RICHMOND, DEC. 18 -- Virginia Gov. Gerald L. Baliles, cheering the legislature's fiscal committees with some rosy economic news, said today that state government revenue during the next two years will likely climb by $378 million over earlier estimates.
At the same time, the governor, who is putting the finishing touches on the state's 1988-90 spending plan, said his forthcoming biennial budget will be tempered by continued uncertainty about the stock market and consumer spending. "We cannot do it all," Baliles said here at his traditional year-end forecasting session with the money committees of the state Senate and House of Delegates. "We cannot replace every lost federal dollar or support every good idea."
Nonetheless, by almost every index the state treasury appears to be in good shape, bouyed by Virginia's recession-resistant economy, an expected $154 million surplus and an unemployment rate rivaling that of the mid-1970s, budget analysts said today.

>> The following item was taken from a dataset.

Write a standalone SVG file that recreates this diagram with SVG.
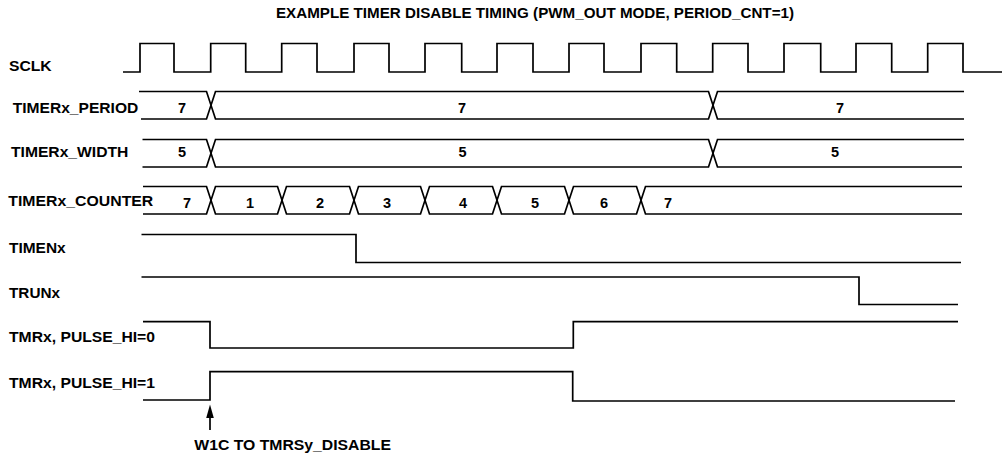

Moreover, given the state government's traditional practice of underestimating revenue, the future may be even brighter than it appears now, according to several officials and legislators.
For instance, Baliles' forecast did not take into account the millions of dollars the new state lottery will begin generating after next spring.
"Virginia will do better than the rest of this country," declared Stuart W. Connock, Baliles' finance secretary. "This forecast is not a negative forecast."
A year ago, the state projected that revenue to the government's general fund from such items as individual income, corporate and sales taxes, insurance company premiums and an array of other fees would amount to just under $5 billion by 1988, about $5.2 billion in 1989 and nearly $5.6 billion in 1990. All three figures jumped slightly under the new estimates, for a total of $377.8 million in extra funds through 1990.
"Although we'll see some of the effects of what happened in the stock market, the state economy should fare fairly well," said state Del. C. Richard Cranwell (D-Vinton), who is in line to become chairman of the House Finance Committee when the General Assembly convenes next month.
In the budget debate that will dominate the upcoming legislative session, Republicans are sure to use today's forecast when pressing for a variety of tax cuts, including a reduction in the state income tax rate and eliminating the sales tax on food and certain drugs, among others.
In addition, GOP leaders said they will try to force the Baliles administration to identify -- and then return to taxpayers -- any additional revenue windfall the state will reap as a result of changes in federal tax law.
Baliles and the fellow Democrats who control the state House and Senate almost certainly will resist any tax cuts in 1988; the governor has contended his budget will simply be too tight for that.
Baliles told the legislative committees today that merely maintaining the state's share of Medicaid health care programs for needy people would eat up the entire $154 million surplus. If the state allocates $500 million in new money for education in the next biennuium, as it has in the past two budgets, "that alone would exceed all of our new revenues and the budget surplus combined," Baliles added.